Priority did not receive consents of a majority of the outstanding warrants in the Consent Solicitation as required to effect the amendment to the Warrant Agreement (the “Warrant Amendment”). Accordingly, the Warrant Amendment will not be executed.
This press release shall not constitute an offer to sell, or a solicitation of an offer to buy, the securities described herein and is also not a solicitation of the related consents. The exchange offer was made only pursuant to the terms and conditions of the Prospectus/Offer to Exchange and related letter of transmittal.

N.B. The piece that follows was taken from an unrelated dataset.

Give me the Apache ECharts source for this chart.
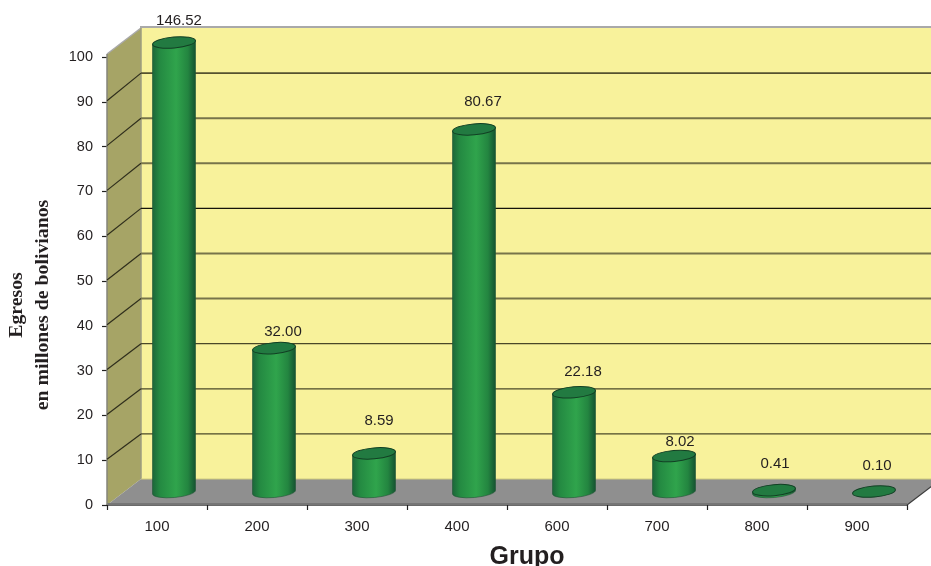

About Priority Technology Holdings, Inc.
Priority is a leading provider of merchant acquiring and commercial payment solutions, offering unique product and service capabilities to its merchant network and distribution partners. Our enterprise operates from a purpose-built business platform that includes tailored customer service offerings and bespoke technology development, allowing us to provide end-to-end solutions for payment and payment-adjacent opportunities. Additional information can be found at www.PRTH.com.
Certain statements in this press release constitute “forward-looking statements” within the meaning of the federal securities laws. Words such as “may,” “might,” “will,” “should,” “believe,” “expect,” “anticipate,” “estimate,” “continue,” “predict,” “forecast,” “project,” “plan,” “intend” or similar expressions, or statements regarding intent, belief, or expectations, are forward-looking statements. Although the Company believes that its forward-looking statements are reasonable, undue reliance should not be placed on any forward-looking statements. The Company’s forward-looking statements are based upon current estimates and assumptions and are subject to various risks and uncertainties, including those described in the Company’s filings with the SEC. As a result, actual results could be materially different. The Company expressly disclaims any obligation to update any forward-looking statements, whether as a result of new information, future events or otherwise, except as required by law.